Quando si parla di post rock, vengono sempre in mente le miriadi di band fotocopia, con i loro arpeggi e poi i crescendo distorti a tramutare in noia quella che anni fa era emozione pura. Poi ci sono i Sixth Minor, napoletani, attivi dal 2007 e facenti parte del collettivo Megaphone Records dal 2012, che nel corrente anno pubblicano "Wireframe", il loro primo disco e primo centro. Il post rock è indiscutibilmente una delle loro influenze più forti, aggiornato, mediato ed arricchito da una ricerca sonora fuori dal comune, contaminato da una forte dose di elettronica, dubstep, glitch e ambient. Il risultato è superiore alle aspettative e ci consegna 8 pezzi a fuoco, senza alcun riempitivo.
Dentro ci sono episodi di industrial rock come "Hexagone", un delirio sparato tra i Trans Am e i Nine Inch Nails più cattivi, oppure composizioni come l'emozionante "Frozen" e la più tirata "Blackwood", in bilico tra Gallops e Aucan. Dentro questo magma incandescente, trovano spazio anche momenti dilatati, nero piombo, come la copertina di questo album. Ne è un ottimo esempio la sofferta "Last day on Earth".

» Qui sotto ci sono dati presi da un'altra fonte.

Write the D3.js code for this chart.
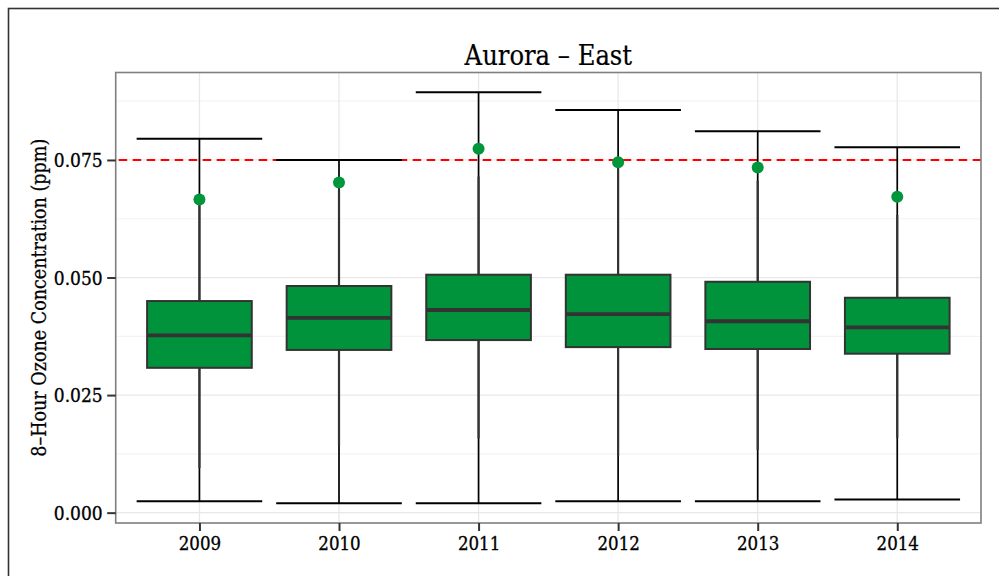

"Wireframe" è un lavoro complesso, da ascoltare come se il tasto "skip" non esistesse, da perdercisi dentro, immaginando un futuro distopico, fumoso e glaciale, rabbioso e malinconico, non troppo distante da quello che ci aspetta in capo a qualche anno. Un'ottima via per evolvere il post-rock, per slegarlo dalla sua formula consueta e mischiarlo con l'elettronica giusta. Un debutto consigliatissimo.